WORK INSTRUCTIONS
Return the lines below exactly, from the first line to the line that contains "const capW = x.step() * 0.415;". Leave out pictures.

↓↓↓

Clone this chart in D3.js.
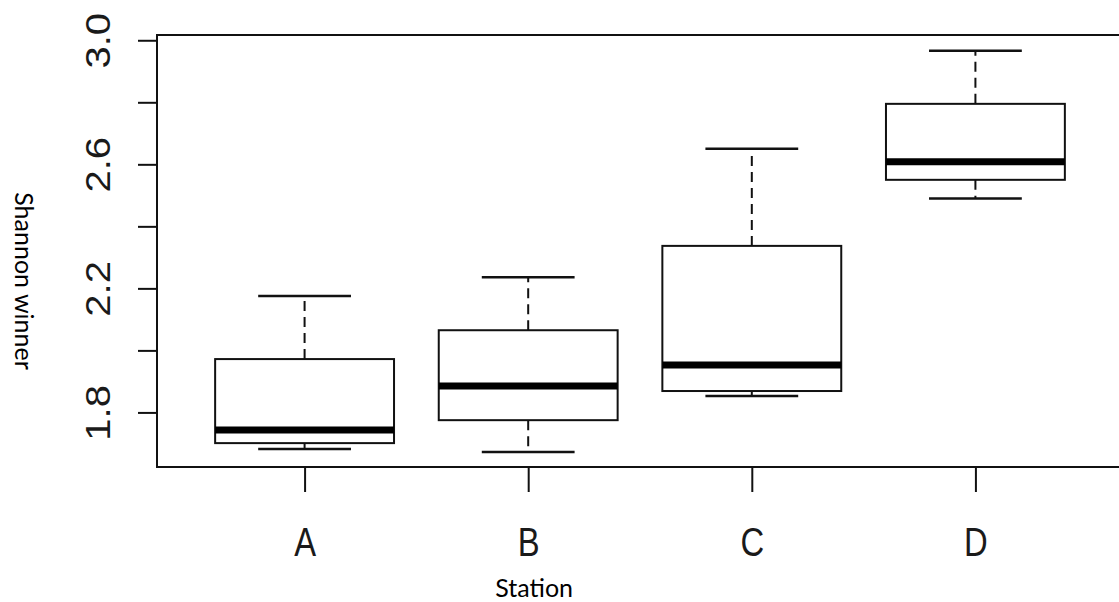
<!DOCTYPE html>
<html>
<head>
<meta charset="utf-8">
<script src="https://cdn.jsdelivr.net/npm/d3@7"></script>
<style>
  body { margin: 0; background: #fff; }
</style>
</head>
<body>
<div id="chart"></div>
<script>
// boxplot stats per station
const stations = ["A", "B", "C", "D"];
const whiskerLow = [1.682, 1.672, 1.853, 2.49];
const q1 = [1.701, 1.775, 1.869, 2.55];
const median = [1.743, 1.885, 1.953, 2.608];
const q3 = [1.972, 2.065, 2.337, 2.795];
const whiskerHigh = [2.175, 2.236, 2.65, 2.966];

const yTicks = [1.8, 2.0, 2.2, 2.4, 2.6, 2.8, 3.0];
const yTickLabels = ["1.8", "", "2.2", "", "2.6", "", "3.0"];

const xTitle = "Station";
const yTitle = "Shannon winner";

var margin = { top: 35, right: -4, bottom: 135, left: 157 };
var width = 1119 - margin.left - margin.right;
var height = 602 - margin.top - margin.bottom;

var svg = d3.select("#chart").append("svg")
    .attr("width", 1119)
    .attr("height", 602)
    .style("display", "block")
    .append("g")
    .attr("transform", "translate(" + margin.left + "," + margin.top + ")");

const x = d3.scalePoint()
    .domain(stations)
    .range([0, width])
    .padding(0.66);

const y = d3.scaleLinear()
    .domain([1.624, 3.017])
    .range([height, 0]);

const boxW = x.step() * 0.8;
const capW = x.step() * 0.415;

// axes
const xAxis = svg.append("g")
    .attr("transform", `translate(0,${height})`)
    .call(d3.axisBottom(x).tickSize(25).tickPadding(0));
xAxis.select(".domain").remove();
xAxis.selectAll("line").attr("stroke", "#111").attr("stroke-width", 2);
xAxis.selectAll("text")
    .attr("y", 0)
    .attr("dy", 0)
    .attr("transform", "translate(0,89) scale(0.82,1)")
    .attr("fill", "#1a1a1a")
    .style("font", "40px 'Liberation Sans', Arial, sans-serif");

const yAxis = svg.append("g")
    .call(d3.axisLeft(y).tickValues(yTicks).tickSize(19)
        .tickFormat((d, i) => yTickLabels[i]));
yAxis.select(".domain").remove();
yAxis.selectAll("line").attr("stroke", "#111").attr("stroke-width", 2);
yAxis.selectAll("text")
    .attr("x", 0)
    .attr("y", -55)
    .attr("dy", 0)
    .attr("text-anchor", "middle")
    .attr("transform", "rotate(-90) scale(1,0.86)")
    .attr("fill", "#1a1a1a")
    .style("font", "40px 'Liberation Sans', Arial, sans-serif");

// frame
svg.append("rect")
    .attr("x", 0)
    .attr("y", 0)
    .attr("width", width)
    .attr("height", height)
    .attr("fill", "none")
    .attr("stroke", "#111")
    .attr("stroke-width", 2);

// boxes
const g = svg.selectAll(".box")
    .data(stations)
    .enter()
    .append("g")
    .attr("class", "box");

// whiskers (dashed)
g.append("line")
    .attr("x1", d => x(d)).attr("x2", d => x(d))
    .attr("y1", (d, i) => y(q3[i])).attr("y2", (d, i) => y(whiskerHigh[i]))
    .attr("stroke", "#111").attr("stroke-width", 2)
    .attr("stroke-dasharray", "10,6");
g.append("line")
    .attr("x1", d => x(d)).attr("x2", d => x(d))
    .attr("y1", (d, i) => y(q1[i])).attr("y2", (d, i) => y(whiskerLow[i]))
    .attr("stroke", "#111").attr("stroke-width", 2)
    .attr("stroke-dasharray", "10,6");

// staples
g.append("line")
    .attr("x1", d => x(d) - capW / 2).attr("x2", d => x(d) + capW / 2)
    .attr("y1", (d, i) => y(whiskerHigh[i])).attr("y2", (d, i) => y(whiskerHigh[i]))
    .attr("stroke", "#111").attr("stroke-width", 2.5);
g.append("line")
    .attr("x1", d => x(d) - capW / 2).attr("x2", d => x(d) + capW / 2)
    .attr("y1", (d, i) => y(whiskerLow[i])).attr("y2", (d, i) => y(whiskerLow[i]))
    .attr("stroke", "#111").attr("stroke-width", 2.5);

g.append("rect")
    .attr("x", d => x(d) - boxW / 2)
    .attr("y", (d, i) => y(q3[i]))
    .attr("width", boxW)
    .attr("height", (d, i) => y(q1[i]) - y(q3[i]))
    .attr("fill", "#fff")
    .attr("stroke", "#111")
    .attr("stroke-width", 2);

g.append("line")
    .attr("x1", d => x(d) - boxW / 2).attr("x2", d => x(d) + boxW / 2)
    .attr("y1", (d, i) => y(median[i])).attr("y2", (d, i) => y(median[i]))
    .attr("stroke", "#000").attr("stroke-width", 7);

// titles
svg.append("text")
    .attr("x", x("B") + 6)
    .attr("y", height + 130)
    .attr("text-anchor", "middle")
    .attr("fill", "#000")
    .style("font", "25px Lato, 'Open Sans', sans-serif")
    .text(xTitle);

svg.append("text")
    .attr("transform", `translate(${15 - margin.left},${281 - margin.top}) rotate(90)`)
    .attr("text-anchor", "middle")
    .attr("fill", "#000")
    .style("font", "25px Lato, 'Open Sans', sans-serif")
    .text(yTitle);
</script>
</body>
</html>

↑↑↑

WRITTEN RESPONSE
Clone this chart in D3.js.
<!DOCTYPE html>
<html>
<head>
<meta charset="utf-8">
<script src="https://cdn.jsdelivr.net/npm/d3@7"></script>
<style>
  body { margin: 0; background: #fff; }
</style>
</head>
<body>
<div id="chart"></div>
<script>
// boxplot stats per station
const stations = ["A", "B", "C", "D"];
const whiskerLow = [1.682, 1.672, 1.853, 2.49];
const q1 = [1.701, 1.775, 1.869, 2.55];
const median = [1.743, 1.885, 1.953, 2.608];
const q3 = [1.972, 2.065, 2.337, 2.795];
const whiskerHigh = [2.175, 2.236, 2.65, 2.966];

const yTicks = [1.8, 2.0, 2.2, 2.4, 2.6, 2.8, 3.0];
const yTickLabels = ["1.8", "", "2.2", "", "2.6", "", "3.0"];

const xTitle = "Station";
const yTitle = "Shannon winner";

var margin = { top: 35, right: -4, bottom: 135, left: 157 };
var width = 1119 - margin.left - margin.right;
var height = 602 - margin.top - margin.bottom;

var svg = d3.select("#chart").append("svg")
    .attr("width", 1119)
    .attr("height", 602)
    .style("display", "block")
    .append("g")
    .attr("transform", "translate(" + margin.left + "," + margin.top + ")");

const x = d3.scalePoint()
    .domain(stations)
    .range([0, width])
    .padding(0.66);

const y = d3.scaleLinear()
    .domain([1.624, 3.017])
    .range([height, 0]);

const boxW = x.step() * 0.8;
const capW = x.step() * 0.415;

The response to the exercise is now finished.